I ask him what is wrong.
He wants us to leave ‘for it is late and soon it will be time to pray.” I look at the chalkboard: 8:15pm. Half an hour.
“It is quite important, I am sure you understand, to show up. As an Imam if I neglect my duties, then perhaps the others will feel it is permissible to neglect theirs as well,” he says grandly. It has been my experience that Moslems have this wordy cadence that is simultaneously grand and lyrical.
Outside his door a great many Moslems are gathering in the courtyard. I realize it is Friday, the Moslem holy day.
A man named Yusuf approaches. He speaks English. Yusuf was born on the little lane behind the Mosque. He points at his home, the roof of which peeks over the walls of the compound. Ramshackle house; a place of poverty. He has worked in this Mosque since 1979, the year of my birth.
When Yusuf completes his sentence, he smiles, widens his eyes and raises his eyebrows, like a sexual pervert making innuendo. I disliked Yusuf and wished to be away from him.

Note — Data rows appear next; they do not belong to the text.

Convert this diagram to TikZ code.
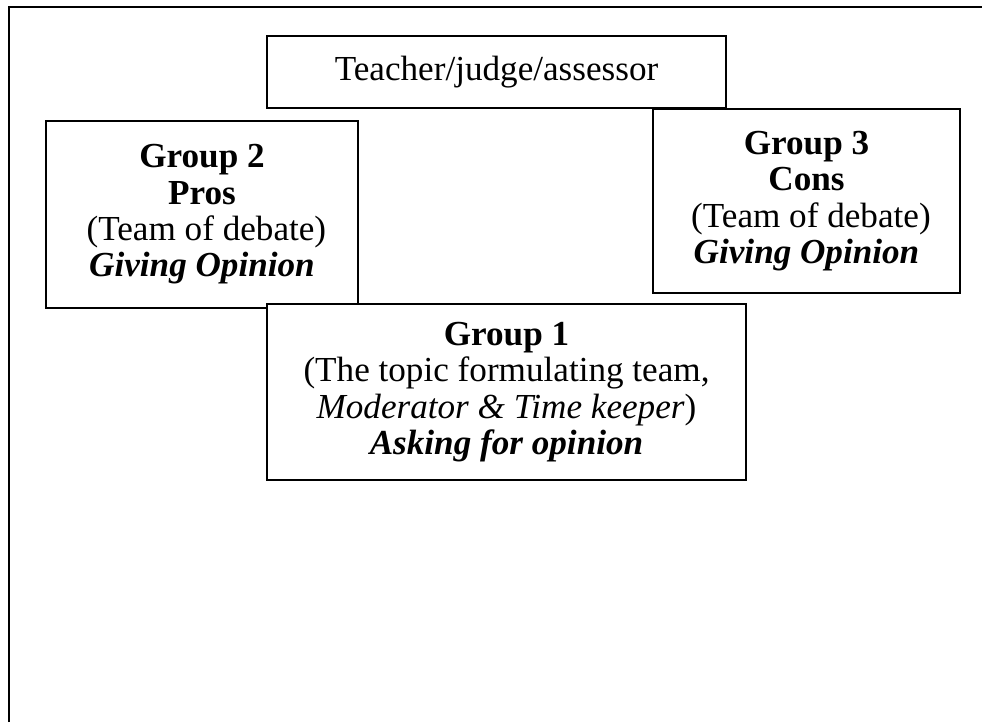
\documentclass[tikz,border=0pt]{standalone}
\usepackage{fontspec}
\setmainfont{Liberation Serif}
\usepackage{tikz}
\usetikzlibrary{positioning}

\begin{document}
\begin{tikzpicture}[
    every node/.style={font=\fontsize{20pt}{20.7pt}\selectfont},
    groupbox/.style={draw, fill=white, line width=1pt, inner sep=0pt, align=center}
]
            \useasboundingbox (0,0) rectangle (19.64,14.44);

            % Outer frame (cut off at right and bottom)
            \draw[line width=1pt] (0.18,0) -- (0.18,14.30) -- (19.64,14.30);

            % Teacher on top
            \node[groupbox, minimum width=9.18cm, minimum height=1.44cm] (teacher) at (9.93,13.0) {Teacher/judge/assessor};

            % Group 2 and Group 3
            \node[groupbox, minimum width=6.24cm, minimum height=3.74cm] (pros) at (4.04,10.15)
                {\textbf{Group 2}\\ \textbf{Pros}\\ \ (Team of debate)\\ \textbf{\textit{Giving Opinion}}\ };
            \node[groupbox, minimum width=6.14cm, minimum height=3.68cm] (cons) at (16.13,10.42)
                {\textbf{Group 3}\\ \textbf{Cons}\\ \ (Team of debate)\\ \textbf{\textit{Giving Opinion}}\ };

            % Group 1 in front
            \node[groupbox, minimum width=9.58cm, minimum height=3.52cm] (topic) at (10.13,6.60)
                {\textbf{Group 1}\\ (The topic formulating team,\\ \textit{Moderator \& Time keeper})\\ \textbf{\textit{Asking for opinion}}};

        \end{tikzpicture}
\end{document}
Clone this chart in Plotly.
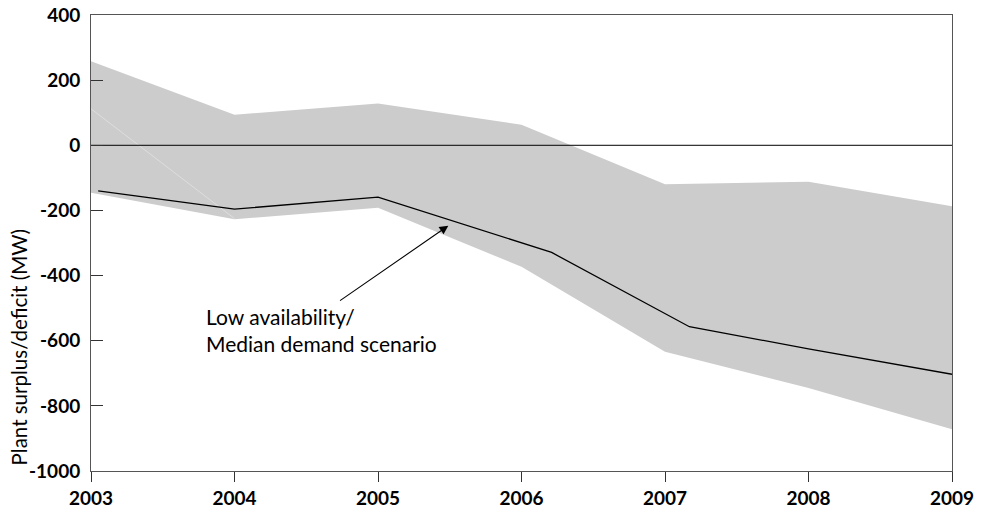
import plotly.graph_objects as go

# Data
band_years = [2003, 2004, 2005, 2006, 2007, 2008, 2009]
band_upper = [258, 94, 128, 63, -120, -112, -187]
band_lower = [-146, -227, -192, -373, -634, -745, -872]

median_years = [2003.05, 2004, 2005, 2006.21, 2007.17, 2008, 2009]
median_values = [-140, -196, -159, -329, -557, -625, -703]

seam_years = [2003, 2004]
seam_values = [112, -225]

x_ticks = [2003, 2004, 2005, 2006, 2007, 2008, 2009]
y_ticks = [-1000, -800, -600, -400, -200, 0, 200, 400]
y_ticktext = ["-1000", "-800", "-600", "-400", "-200", "0", "200", "400"]

FONT = "Lato"

fig = go.Figure()

fig.add_trace(go.Scatter(
    x=band_years + band_years[::-1],
    y=band_upper + band_lower[::-1],
    fill="toself", fillcolor="#cccccc",
    line=dict(width=0, color="#cccccc"),
    mode="lines", hoverinfo="skip", showlegend=False,
))
fig.add_trace(go.Scatter(
    x=seam_years, y=seam_values, mode="lines",
    line=dict(color="#e2e2e2", width=0.8),
    hoverinfo="skip", showlegend=False,
))
fig.add_trace(go.Scatter(
    x=[2003, 2009], y=[0, 0], mode="lines",
    line=dict(color="black", width=1),
    hoverinfo="skip", showlegend=False,
))
fig.add_trace(go.Scatter(
    x=median_years, y=median_values, mode="lines",
    line=dict(color="black", width=1.3),
    showlegend=False,
))

# Arrow
fig.add_annotation(
    x=2005.49, y=-247, ax=2004.725, ay=-480,
    xref="x", yref="y", axref="x", ayref="y",
    text="", showarrow=True, arrowhead=2, arrowsize=1.6,
    arrowwidth=1.1, arrowcolor="black",
)
# Label
fig.add_annotation(
    x=2003.787, y=-567, xref="x", yref="y",
    text="Low availability/<br>Median demand scenario",
    showarrow=False, xanchor="left", yanchor="middle", align="left",
    font=dict(family=FONT, size=21, color="black"),
)
# Y axis title
fig.add_annotation(
    x=-0.0836, y=0.271, xref="paper", yref="paper",
    text="Plant surplus/deficit (MW)", textangle=-90,
    showarrow=False, xanchor="center", yanchor="middle",
    font=dict(family=FONT, size=20.5, color="black"),
)

fig.update_layout(
    width=983, height=511,
    margin=dict(l=91, r=31, t=15, b=40, autoexpand=False),
    plot_bgcolor="white", paper_bgcolor="white",
    font=dict(family=FONT, size=19, color="black"),
)
fig.update_xaxes(
    range=[2003, 2009], tickvals=x_ticks, ticktext=[str(v) for v in x_ticks],
    showgrid=False, zeroline=False, automargin=False,
    showline=True, linecolor="#555555", linewidth=1, mirror=True,
    ticks="outside", ticklen=10, tickcolor="#333333", tickwidth=1,
    ticklabeloverflow="allow",
    tickfont=dict(family=FONT, size=19, color="black", weight="bold"),
)
fig.update_yaxes(
    range=[-1000, 400], tickvals=y_ticks, ticktext=y_ticktext,
    showgrid=False, zeroline=False, automargin=False,
    showline=True, linecolor="#555555", linewidth=1, mirror=True,
    ticks="inside", ticklen=12, tickcolor="#333333", tickwidth=1,
    ticklabelstandoff=6, ticklabeloverflow="allow",
    tickfont=dict(family=FONT, size=19, color="black", weight="bold"),
)

# remove the browser's default 8px body margin so the figure fills the window
fig.write_html(
    "out.html",
    config={"displayModeBar": False},
    post_script="document.body.style.margin='0';document.body.style.overflow='hidden';",
)
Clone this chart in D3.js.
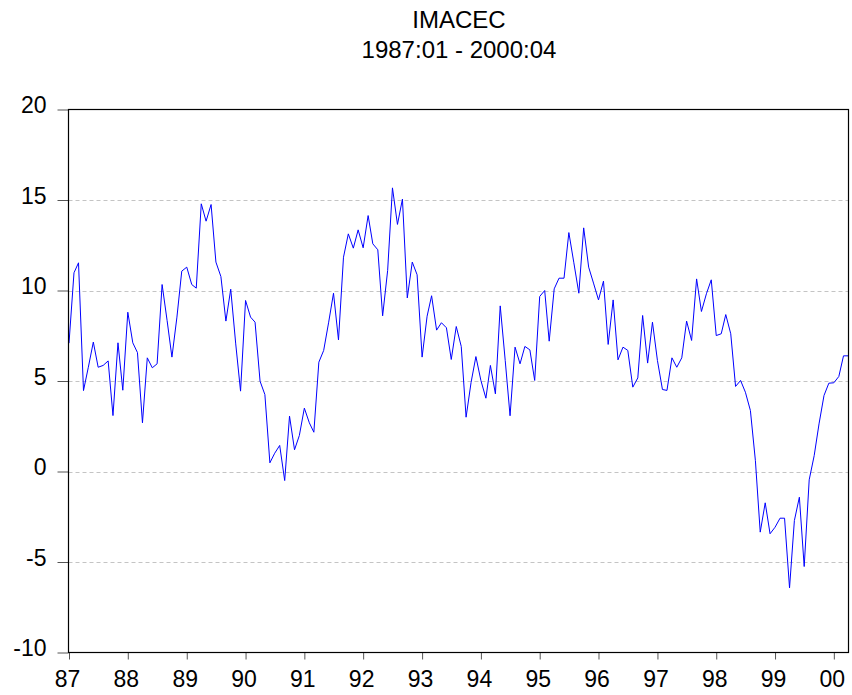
<!DOCTYPE html>
<html>
<head>
<meta charset="utf-8">
<script src="https://cdn.jsdelivr.net/npm/d3@7"></script>
<style>
  body { margin: 0; background: #fff; }
  svg { font-family: "Liberation Sans", Arial, sans-serif; }
</style>
</head>
<body>
<svg id="chart" width="852" height="695"></svg>
<script>
// IMACEC, monthly, 1987:01 - 2000:04
const titleLines = ["IMACEC", "1987:01 - 2000:04"];
const startMonth = new Date(1987, 0, 1);
const imacec = [
    7.09, 10.98, 11.53, 4.47, 5.76, 7.15, 5.76, 5.86, 6.11, 3.09, 7.11, 4.49,      // 87
    8.80, 7.11, 6.57, 2.69, 6.28, 5.73, 5.95, 10.33, 8.34, 6.32, 8.53, 11.07,      // 88
    11.29, 10.33, 10.13, 14.79, 13.83, 14.75, 11.57, 10.77, 8.31, 10.07, 7.05, 4.44, // 89
    9.45, 8.53, 8.25, 4.99, 4.25, 0.48, 1.01, 1.44, -0.50, 3.06, 1.20, 1.99,       // 90
    3.50, 2.69, 2.17, 6.04, 6.69, 8.25, 9.85, 7.27, 11.84, 13.13, 12.34, 13.35,    // 91
    12.36, 14.14, 12.58, 12.25, 8.60, 11.10, 15.67, 13.65, 15.05, 9.59, 11.57, 10.87, // 92
    6.32, 8.58, 9.71, 7.81, 8.22, 7.94, 6.19, 8.01, 6.91, 3.00, 4.92, 6.35,        // 93
    5.03, 4.05, 5.86, 4.29, 9.15, 6.13, 3.08, 6.87, 5.95, 6.91, 6.72, 5.03,        // 94
    9.67, 10.00, 7.20, 10.09, 10.68, 10.68, 13.20, 11.53, 9.85, 13.46, 11.29, 10.41, // 95
    9.48, 10.52, 7.02, 9.48, 6.17, 6.87, 6.69, 4.66, 5.17, 8.62, 5.99, 8.25,       // 96
    6.13, 4.53, 4.48, 6.28, 5.76, 6.28, 8.31, 7.24, 10.64, 8.84, 9.82, 10.59,      // 97
    7.51, 7.61, 8.67, 7.61, 4.70, 5.03, 4.38, 3.37, 0.60, -3.35, -1.73, -3.44,     // 98
    -3.08, -2.58, -2.58, -6.43, -2.71, -1.42, -5.25, -0.46, 0.88, 2.63, 4.20, 4.88, // 99
    4.90, 5.25, 6.39, 6.39                                                          // 00
];
const yearTicks = [1987, 1988, 1989, 1990, 1991, 1992, 1993, 1994, 1995, 1996, 1997, 1998, 1999, 2000];
const yTicks = [-10, -5, 0, 5, 10, 15, 20];
const gridValues = [-5, 0, 5, 10, 15];

const svg = d3.select("#chart");
const plotLeft = 68.5, plotRight = 848.5, plotTop = 109.5, plotBottom = 652.5;

const data = imacec.map((v, i) => ({ date: d3.timeMonth.offset(startMonth, i), value: v }));

const x = d3.scaleTime()
    .domain([data[0].date, data[data.length - 1].date])
    .range([plotLeft + 0.5, plotRight]);

const y = d3.scaleLinear()
    .domain([-10, 20])
    .range([plotBottom, plotTop]);

// title
svg.selectAll("text.title")
    .data(titleLines)
    .join("text")
    .attr("class", "title")
    .attr("x", 459)
    .attr("y", (d, i) => 28 + i * 30)
    .attr("text-anchor", "middle")
    .attr("font-size", 24)
    .attr("fill", "#000")
    .text(d => d);

// dashed gridlines
svg.append("g")
    .selectAll("line")
    .data(gridValues)
    .join("line")
    .attr("x1", plotLeft)
    .attr("x2", plotRight)
    .attr("y1", d => Math.round(y(d)) + 0.5)
    .attr("y2", d => Math.round(y(d)) + 0.5)
    .attr("stroke", "#c4c4c4")
    .attr("stroke-dasharray", "4,3");

// y axis (plain hyphen for negatives, like the original)
const yAxis = svg.append("g")
    .attr("transform", `translate(${plotLeft},0)`)
    .call(d3.axisLeft(y)
        .tickValues(yTicks)
        .tickFormat(d => String(d))
        .tickSize(11)
        .tickPadding(11));
yAxis.select(".domain").remove();
yAxis.selectAll(".tick line").attr("stroke", "#555");
yAxis.selectAll(".tick text")
    .attr("font-size", 23)
    .attr("font-family", "Liberation Sans, Arial, sans-serif")
    .attr("fill", "#000")
    .attr("dy", "0.15em");

// x axis
const xAxis = svg.append("g")
    .attr("transform", `translate(0,${plotBottom})`)
    .call(d3.axisBottom(x)
        .tickValues(yearTicks.map(yr => new Date(yr, 0, 1)))
        .tickFormat(d3.timeFormat("%y"))
        .tickSize(7)
        .tickPadding(11));
xAxis.select(".domain").remove();
xAxis.selectAll(".tick line").attr("stroke", "#555");
xAxis.selectAll(".tick text")
    .attr("font-size", 23)
    .attr("font-family", "Liberation Sans, Arial, sans-serif")
    .attr("fill", "#000")
    .attr("dx", -2);

// series line
const line = d3.line()
    .x(d => x(d.date))
    .y(d => y(d.value));

svg.append("path")
    .datum(data)
    .attr("fill", "none")
    .attr("stroke", "#0000ff")
    .attr("stroke-width", 1)
    .attr("d", line);

// frame
svg.append("rect")
    .attr("x", plotLeft)
    .attr("y", plotTop)
    .attr("width", plotRight - plotLeft)
    .attr("height", plotBottom - plotTop)
    .attr("fill", "none")
    .attr("stroke", "#000")
    .attr("stroke-width", 1.2);
</script>
</body>
</html>
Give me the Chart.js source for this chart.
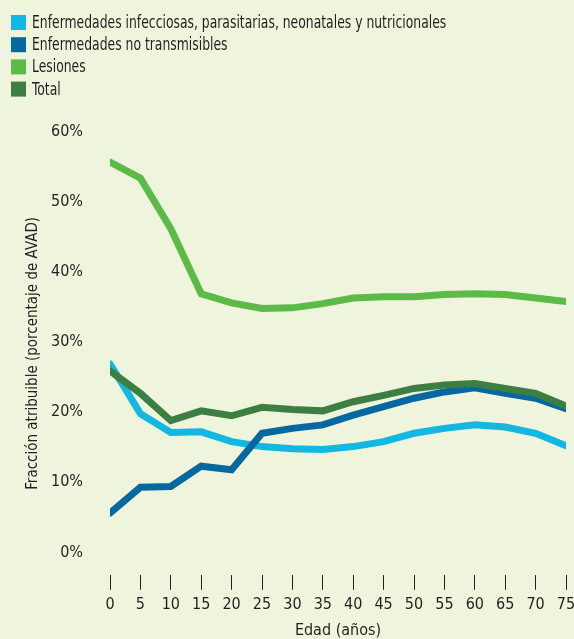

His mother died when he was young, during labour. “Us Moosleems have very big, eh, famaleeeees. It is our way,” he hisses.
“I work here for my mommy,” he says. This juvenile word sounds awkward coming from a grown man, out of place.
“I love my mommy,” Yusuf tells me, holding his hand to his heart. “It was her wish.”
A line of men, arranged according to age stand at the top of a concrete staircase in front of the central prayer hall. As the faithful arrive at the line, they slowly shake hands with each man lined up. It was an intimate, two-handed affair, with each men enveloping the hands of the other. “Salaam a laykum,” rasps one toothless old man to another.
The muezzin, a chubby, red-cheeked man takes his place in front of the minaret. He takes the microphone and, closing his eyes, bellows into it deeply, like a Wagnerian tenor. The piercing wail will be heard throughout the crowded Moslem quarter.
With that, the entire courtyard drains into the vast Mosque. I watch as the ancient building swallows up every last man into the place for which I am forbidden to enter.
Leaving the premises, I walk against a thick stream of Moslem stragglers, out into the street and home.